First, training the Sentencepiece model:
import sentencepiece as spm
spm.SentencePieceTrainer.Train(
input=<FILE_NAME>,
model_prefix='spModel',
vocab_size=1000,
pad_id=0,
unk_id=1,
bos_id=2,
eos_id=3,
pad_piece='[PAD]',
unk_piece='[UNK]',
bos_piece='[CLS]',
eos_piece='[SEP]',
user_defined_symbols='[MASK]',
model_type='unigram'
)
Now load it into a tokenizer, here a DebertaV2Tokenizer (why this needs to be the vocab file, I am not sure, but it works; I also specify the maximum length here):
from transformers import DebertaV2Tokenizer
tokenizer_deberta = DebertaV2Tokenizer(
vocab_file = "spModel.model",
max_len = 512,
)
Now save as a pretrained tokenizer:
tokenizer_deberta.save_pretrained( PATH )
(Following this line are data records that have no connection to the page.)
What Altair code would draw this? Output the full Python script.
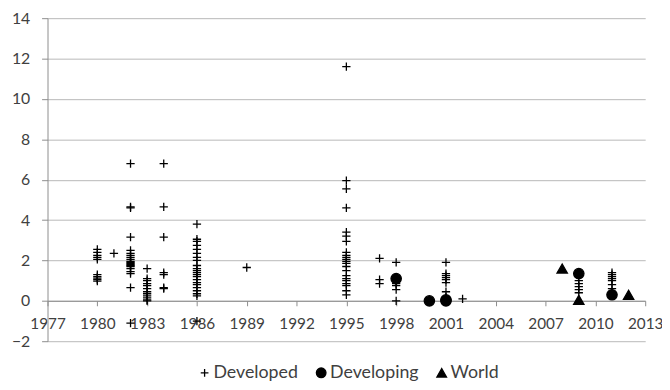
import altair as alt
import pandas as pd

# ---- data ----
series_names = ["Developed", "Developing", "World"]

dev_year = (
    [1980] * 10 + [1981] + [1982] * 20 + [1983] * 12 + [1984] * 7
    + [1986] * 22 + [1989] + [1995] * 22 + [1997] * 3 + [1998] * 6
    + [2001] * 8 + [2002] + [2009] * 5 + [2011] * 7
)
dev_value = (
    [2.55, 2.4, 2.25, 2.15, 2.05, 1.3, 1.2, 1.12, 1.05, 0.98]
    + [2.35]
    + [6.8, 4.65, 4.6, 3.15, 2.5, 2.35, 2.25, 2.15, 2.05, 1.95, 1.9, 1.85,
       1.8, 1.75, 1.7, 1.6, 1.45, 1.35, 0.65, -1.1]
    + [1.6, 1.1, 1.0, 0.85, 0.75, 0.6, 0.45, 0.35, 0.25, 0.15, 0.05, 0.0]
    + [6.8, 4.65, 3.15, 1.4, 1.3, 0.65, 0.6]
    + [3.8, 3.05, 2.95, 2.75, 2.55, 2.35, 2.15, 2.0, 1.75, 1.6, 1.5, 1.4,
       1.3, 1.2, 1.05, 0.9, 0.8, 0.65, 0.5, 0.35, 0.25, -1.0]
    + [1.65]
    + [11.6, 5.95, 5.55, 4.6, 3.4, 3.2, 2.95, 2.4, 2.25, 2.15, 2.05, 1.95,
       1.85, 1.7, 1.5, 1.25, 1.1, 1.0, 0.85, 0.75, 0.5, 0.3]
    + [2.1, 1.05, 0.85]
    + [1.9, 1.0, 0.85, 0.75, 0.55, 0.0]
    + [1.9, 1.35, 1.25, 1.15, 1.05, 0.9, 0.45, 0.2]
    + [0.1]
    + [1.0, 0.85, 0.7, 0.55, 0.4]
    + [1.4, 1.3, 1.2, 1.1, 1.0, 0.8, 0.6]
)

devg_year = [1998, 2000, 2001, 2001, 2009, 2011]
devg_value = [1.1, 0.0, 0.0, 0.05, 1.35, 0.3]

world_year = [2008, 2009, 2012]
world_value = [1.6, 0.05, 0.3]

x_ticks = list(range(1977, 2014, 3))
y_ticks = list(range(-2, 15, 2))

rows = []
for y, v in zip(dev_year, dev_value):
    rows.append({"year": y, "value": v, "series": "Developed"})
for y, v in zip(devg_year, devg_value):
    rows.append({"year": y, "value": v, "series": "Developing"})
for y, v in zip(world_year, world_value):
    rows.append({"year": y, "value": v, "series": "World"})
df = pd.DataFrame(rows)

# ---- styling ----
W, H = 605, 327
FONT = "Lato"
TXT = "#404040"
PLUS = "M-0.8,0H0.8M0,-0.8V0.8"

legend = alt.Legend(
    title=None, orient="none", direction="horizontal",
    legendX=150, legendY=350, symbolSize=95,
    symbolStrokeWidth=1.3, columnPadding=14, labelOffset=0,
    labelFont=FONT, labelFontSize=18, labelColor=TXT,
)

chart = (
    alt.Chart(df)
    .mark_point(filled=True, strokeWidth=1.3, size=110, opacity=1)
    .encode(
        x=alt.X(
            "year:Q",
            scale=alt.Scale(domain=[1977, 2013], nice=False, zero=False),
            axis=alt.Axis(
                values=x_ticks, format="d", title=None, grid=False,
                offset=-H * 2 / 16, tickSize=5, labelPadding=11,
                domainColor="#8c8c8c", tickColor="#8c8c8c",
                labelFlush=False, labelOverlap=False, zindex=0,
                labelFontSize=15.5,
            ),
        ),
        y=alt.Y(
            "value:Q",
            scale=alt.Scale(domain=[-2, 14], nice=False, zero=False),
            axis=alt.Axis(
                values=y_ticks, title=None, grid=True, gridColor="#b8b8b8",
                tickSize=6, labelPadding=12, domainColor="#8c8c8c",
                tickColor="#8c8c8c",
            ),
        ),
        shape=alt.Shape(
            "series:N",
            scale=alt.Scale(domain=series_names,
                            range=[PLUS, "circle", "triangle-up"]),
            legend=legend,
        ),
        fill=alt.Fill(
            "series:N",
            scale=alt.Scale(domain=series_names, range=["black"] * 3),
            legend=legend,
        ),
        stroke=alt.Stroke(
            "series:N",
            scale=alt.Scale(domain=series_names, range=["black"] * 3),
            legend=legend,
        ),
    )
    .properties(
        width=W, height=H,
        autosize=alt.AutoSizeParams(type="none"),
        padding={"left": 40, "top": 8, "right": 17, "bottom": 39},
    )
    .configure_view(stroke=None)
    .configure_axis(
        labelFont=FONT, labelFontSize=16, labelColor=TXT,
    )
)

chart.save("out.html", embed_options={"renderer": "svg", "actions": False})
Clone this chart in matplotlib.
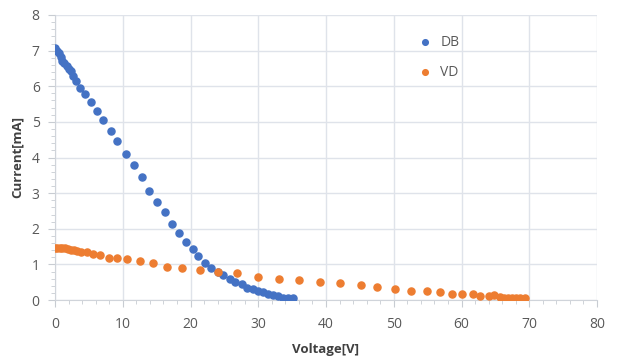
import matplotlib
matplotlib.use("Agg")
import matplotlib.pyplot as plt
from matplotlib.ticker import MultipleLocator

# DB series
db_v = [0.0, 0.3, 0.6, 0.9, 1.1, 1.4, 1.8, 2.1, 2.3, 2.7, 3.1, 3.7, 4.5, 5.3,
        6.2, 7.1, 8.2, 9.2, 10.5, 11.6, 12.8, 13.9, 15.1, 16.2, 17.2, 18.3,
        19.3, 20.3, 21.1, 22.2, 23.0, 24.0, 24.8, 25.8, 26.6, 27.6, 28.4,
        29.2, 30.0, 30.7, 31.5, 32.2, 32.9, 33.7, 34.4, 35.1]
db_i = [7.08, 6.99, 6.92, 6.83, 6.72, 6.64, 6.58, 6.48, 6.43, 6.29, 6.15, 5.94,
        5.79, 5.55, 5.31, 5.06, 4.75, 4.47, 4.11, 3.78, 3.44, 3.06, 2.76, 2.48,
        2.13, 1.87, 1.63, 1.42, 1.24, 1.05, 0.89, 0.78, 0.69, 0.59, 0.50, 0.44,
        0.35, 0.30, 0.25, 0.22, 0.18, 0.13, 0.10, 0.07, 0.06, 0.06]

# VD series
vd_v = [0.0, 0.3, 0.7, 1.1, 1.5, 1.9, 2.3, 2.8, 3.3, 3.9, 4.7, 5.6, 6.6, 7.9,
        9.2, 10.7, 12.5, 14.4, 16.5, 18.8, 21.4, 24.0, 26.9, 30.0, 33.1, 36.0,
        39.1, 42.1, 45.1, 47.6, 50.2, 52.6, 54.9, 56.8, 58.6, 60.1, 61.7, 62.8,
        64.0, 64.8, 65.7, 66.3, 66.9, 67.5, 68.1, 68.7, 69.3]
vd_i = [1.45, 1.45, 1.45, 1.45, 1.45, 1.44, 1.40, 1.40, 1.38, 1.35, 1.35, 1.30,
        1.26, 1.19, 1.19, 1.14, 1.10, 1.05, 0.94, 0.90, 0.85, 0.79, 0.75, 0.64,
        0.60, 0.55, 0.51, 0.47, 0.41, 0.37, 0.32, 0.26, 0.26, 0.22, 0.16, 0.16,
        0.17, 0.11, 0.12, 0.13, 0.08, 0.07, 0.07, 0.07, 0.07, 0.07, 0.07]

plt.rcParams["font.family"] = ["Open Sans", "DejaVu Sans"]

fig = plt.figure(figsize=(6.17, 3.56), dpi=100)
ax = fig.add_axes([55 / 617, 1 - 300 / 356, 542 / 617, 285 / 356])

ax.scatter(db_v, db_i, s=26, color="#4472C4", label="DB", zorder=3)
ax.scatter(vd_v, vd_i, s=26, color="#ED7D31", label="VD", zorder=3)

ax.set_xlim(0, 80)
ax.set_ylim(0, 8)
ax.xaxis.set_major_locator(MultipleLocator(10))
ax.xaxis.set_minor_locator(MultipleLocator(2))
ax.yaxis.set_major_locator(MultipleLocator(1))
ax.yaxis.set_minor_locator(MultipleLocator(0.2))

ax.grid(True, which="major", color="#dfe3ea", linewidth=1)
ax.set_axisbelow(True)
for side in ("top", "right"):
    ax.spines[side].set_visible(False)
for side in ("left", "bottom"):
    ax.spines[side].set_color("#d0d4da")
ax.tick_params(which="both", colors="#c8ccd2", labelcolor="#595959",
               labelsize=10)
ax.tick_params(which="major", length=5)
ax.tick_params(which="minor", length=3)
ax.tick_params(axis="x", which="major", pad=7)
ax.tick_params(axis="y", which="major", pad=6)

ax.set_xlabel("Voltage[V]", fontsize=9.5, fontweight="bold", color="#404040",
              labelpad=8)
ax.set_ylabel("Current[mA]", fontsize=9.5, fontweight="bold", color="#404040",
              labelpad=6)

leg = ax.legend(loc="upper left", bbox_to_anchor=(0.634, 0.975), frameon=False,
                fontsize=10, handletextpad=0.1, labelspacing=1.1,
                markerscale=0.8)
for t in leg.get_texts():
    t.set_color("#595959")

fig.savefig("out.png", dpi=100)
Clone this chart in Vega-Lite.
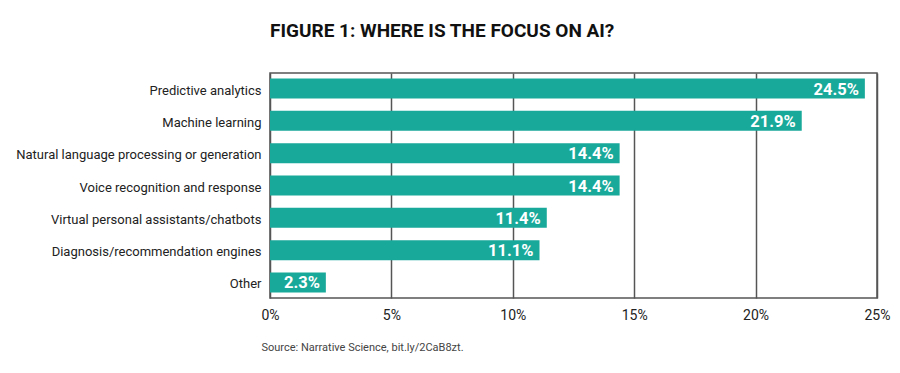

And from that point on you can load it as any pretrained tokenizer:
tokenizer_loaded = DebertaV2Tokenizer.from_pretrained(
PATH
)
When I print that guy, it looks to me like all special tokens and the sequence length are correct:
DebertaV2Tokenizer(name_or_path=PATH, vocab_size=1000, model_max_length=512, is_fast=False, padding_side=‘right’, truncation_side=‘right’, special_tokens={‘bos_token’: ‘[CLS]’, ‘eos_token’: ‘[SEP]’, ‘unk_token’: ‘[UNK]’, ‘sep_token’: ‘[SEP]’, ‘pad_token’: ‘[PAD]’, ‘cls_token’: ‘[CLS]’, ‘mask_token’: ‘[MASK]’})
Maybe this still helps. I think the nice thing about this approach is that you can get a custom unigram tokenizer.
How did you format the dataset (text
) here?
I couldn’t figure out how to pass an iterator to this function. Do you know how to do that? Otherwise one always has to create a file first.